To study the possible outcome of these variations we investigate the “natural” deposits that accumulated at a time when humans had significantly less effect on the earth system. Moreover, we do so in specific regions; for example, in the Middle East, the Dead Sea continuously accumulates sediments and their character is changing according to the environmental conditions. When the region is arid, then the lake precipitates more salt, and when the region is humid (more rain), floods flush soil into the lake and mud layers are deposited. A more detailed investigation can be done regarding the sources of soils deposited on the floor of the Dead Sea, which would reveal the rain patterns indicating whether more precipitation occurred in the northern parts of the Dead Sea watershed or its southern parts.

To study how the known climate changes of the past influenced the climate in the Levant, we need to look at the Dead Sea bottom, where salts and soils accumulated in the past. This is done by extracting a tube full of the Dead Sea sediments in their layered order of deposition. These layers are extracted using specialized drilling equipment that retracts tubes filled with the sediments, which call these “cores” (Figure 1). Thus, the study of these cores opens a window to understand the past changes that had occurred during previous climate change.

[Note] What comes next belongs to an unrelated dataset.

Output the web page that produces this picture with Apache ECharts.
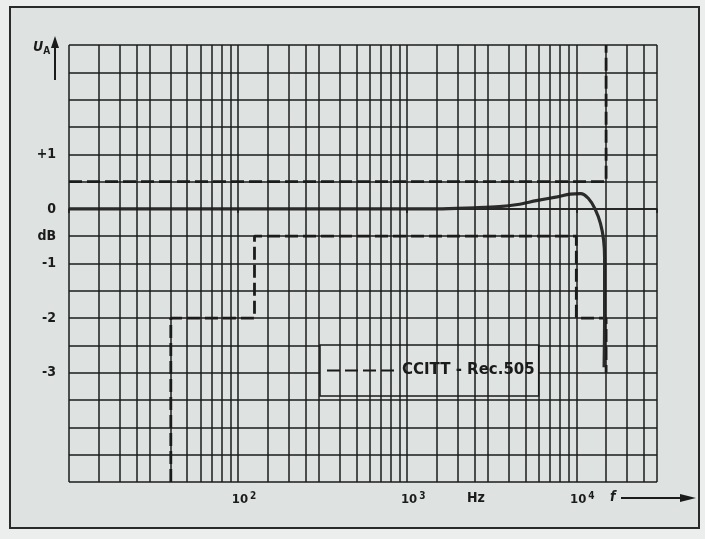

Figure 1- Cores from the Dead Sea floor showing major climate shifts that took place in the past. Salt indicates arid interval and mud indicates humid interval. Image courtesy Daniel Palchan.

Yet, the study of the ancient climate is rooted in the modern conditions as articulated by the 18th-century Scottish geologist Charles Lyle: “The present is the key to the past.” Thus, we begin with investigating the contemporary configuration of soils in the Dead Sea watershed. Soils around the Mediterranean are strongly affected by dust that originates in the Sahara Desert. In Israel, it has been suggested based on mineralogy that over 80% of the soils are comprised of Saharan dust. This was recently corroborated by the resemblance of the isotope signatures between these soils and of the source rocks located in the Sahara. The isotope composition, as well as other geochemical properties, act as a fingerprint to identify the source of the investigated material.

Thus, dust is deposited in the Levant, mainly from the Sahara, and is undergoing pedogenetic processes that dissolve and re-mineralize constituents in the soils. These processes are climate sensitive and cause differentiation of the geochemical character between the different regions of the Dead Sea watershed, that extends from hyper-arid climate in the south (Saharan like) to temperate climate in the north (European-like).

Figure 2- The Dead Sea watershed and the sample locations. Image courtesy Daniel Palchan.

In this study, we have sampled dust storms from the Sahara and from Arabia, as well as soil cover throughout the Dead Sea watershed and chased flood events that carry mud to the Dead Sea. We used chemical and isotope compositions to characterize the different sources giving a unique fingerprint to the various regions. This information will serve future investigations on the Dead Sea core regarding the climate changes that were recorded in the sediments of the Dead Sea.

These findings are described in the article entitled Geochemical characterization of contemporary fine detritus in the Dead Sea watershed, recently published in the journal Chemical Geology.